Ronny melanjutkan, kebijakan ini bisa menimbulkan kontradiksi dengan aturan pembawaan uang ke luar negeri. Pasalnya, Bank Indonesia (BI) mengizinkan membawa uang tunai di pesawat hingga Rp100 juta. "Pembatasan barang bawaan menimbulkan ketidaksesuaian," lanjutnya.
Selain itu juga rawan terjadi penyalahgunaan sistem oleh masyarakat. Fenomena belanja barang impor terjadi lantaran harga produk di luar negeri lebih murah ketimbang di tanah air. Dus, barang impor masih berpotensi masuk melalui jastip.

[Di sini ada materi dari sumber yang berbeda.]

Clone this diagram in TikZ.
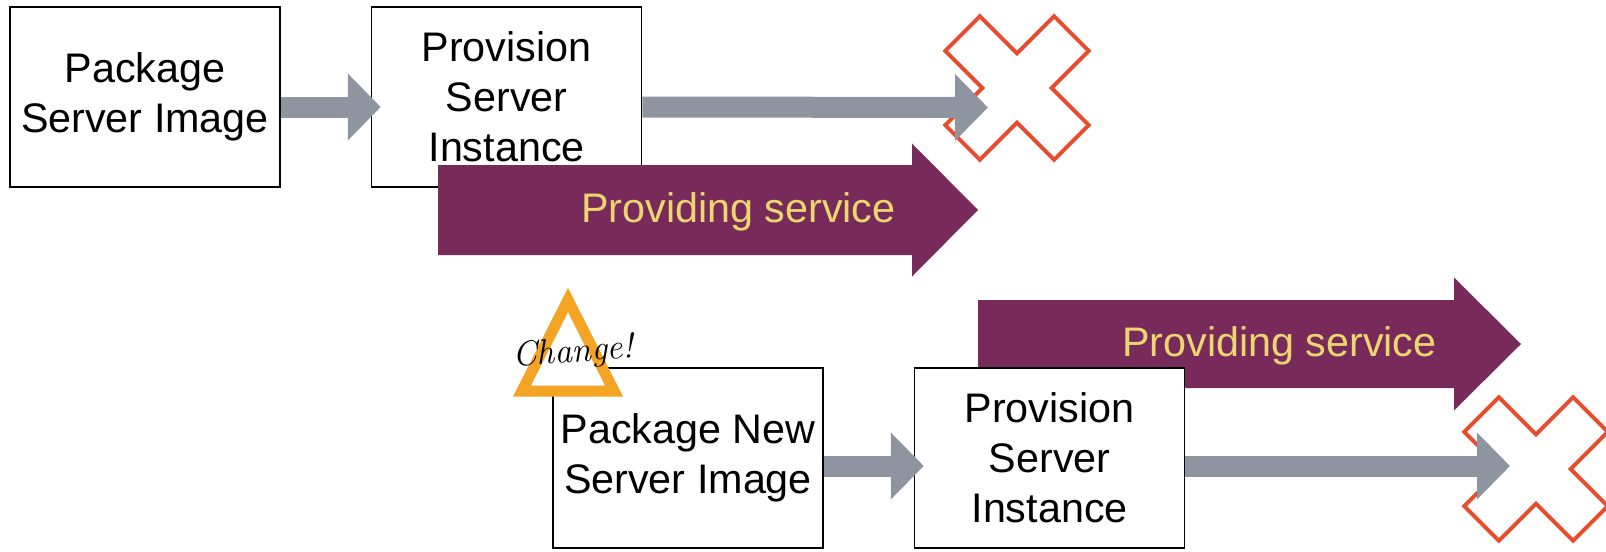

Direktur Eksekutif Center of Economic and Law Studies (Celios) Bhima Yudhistira mengatakan aturan ini terlalu rumit sehingga dapat merugikan citra Indonesia sebagai tujuan wisata. Alih-alih menerapkan pembatasan, menurutnya, petugas bea cukai bisa melakukan investigasi terhadap penyedia jastip lewat media sosial dan website. Hal itu dilakukan guna memastikan kepatuhan pelaku pada regulasi.
Dia memperkirakan nilai jastip mencapai Rp5 miliar hingga Rp6 miliar per hari di semua pintu kedatangan internasional. Dari total tersebut, sekitar 80% atau Rp4 miliar diantaranya merupakan jastip ilegal yang tak sesuai regulasi dan tidak membayar bea masuk dan cukai. Aksi ini menyebabkan negara kehilangan potensi pendapatan hingga Rp1,6 miliar per hari. "Tarif legal impor bisa mencapai 40% yang berarti negara kehilangan potensi pendapatan Rp1,6 miliar per harinya,” kata Bhima kepada Alinea.id.